Le 500 presenze in campionato

L’anno scorso abbiamo vinto il campionato di D dove siamo stati primi dall’inizio alla fine, una bella cavalcata. E l’opportunità di giocare di nuovo in C ho detto: ‘Dai, torno tra i professionisti a 41 anni, non me lo sarei mai immaginato’. Sono contento di aver sposato questo progetto, perché mi ha permesso di tagliare il traguardo delle 500 presenze in campionato, ma la cosa di cui più vado fiero è che comunque mi sento stimato come uomo dalla società”. Le esperienze vissute da Simone l’hanno fatto diventare l’uomo che è oggi, ma è il suo essere eterno Peter Pan che gli permette di essere un esempio per i giovani del gruppo.

La cosa particolare è condividere lo spogliatoio con ragazzi che hanno 20 anni in meno, potrebbero essere i miei figli. Devi cercare di rapportarti in modo diverso rispetto a come lo facevi prima nello spogliatoio perché hai a che fare con ragazzi giovanissimi e devi cercare di essere un punto di riferimento e capire quando usare il bastone e quando la carota. Cercare di dare dei consigli giusti soprattutto ai giovani che si approcciano a questo lavoro. Bisogna provare a essere un esempio sia in campo ma soprattutto fuori, parlandogli molto, spiegandogli come funziona questa vita”.

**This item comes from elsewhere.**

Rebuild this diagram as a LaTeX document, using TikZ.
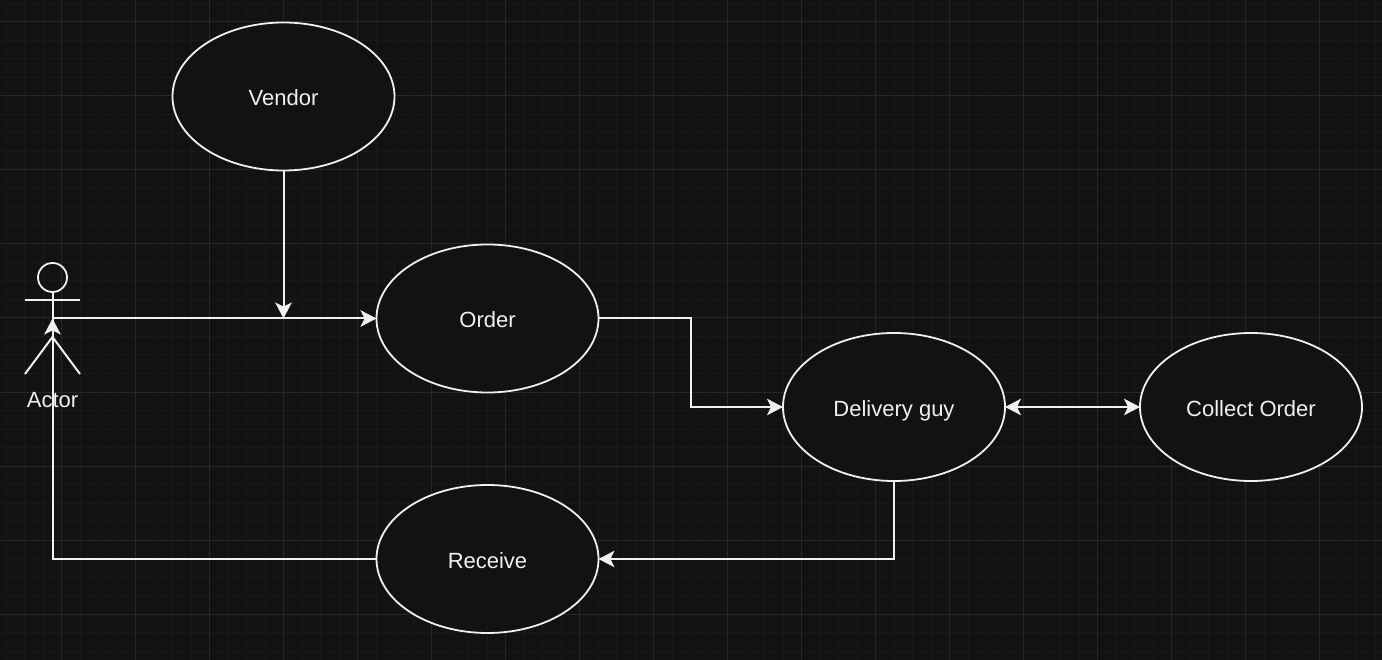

Il tempo scorre ma il desiderio è continuare con il calcio

Tra obiettivi di squadra e personali. Pesce è molto chiaro: L’obiettivo principale della squadra è la salvezza, raggiungerla quanto prima. Siamo una neopromossa, abbiamo una società che è ambiziosa ma dobbiamo in primis mantenere la categoria. Dobbiamo fare quanti più punti possibili per continuare a giocare in questo campionato”. Da pantaloncini e maglietta a giacca e camicia: “Sto facendo il corso da direttore, non so se quella sarà la mia strada ma lo sto facendo. Il mio pensiero ora è vivermi il presente e divertirmi perché è la cosa più importante e ringrazio il Lumezzane che ha permesso ancora tutto ciò. Ho avuto una bella carriera sono stato fortunato e ho realizzato il sogno che avevo da bambino e mi sono tolto tante soddisfazioni, volevo giocare in A e ci sono riuscito quindi sono felicissimo di quello che ho fatto. In un futuro però voglio rimanere in questo mondo”.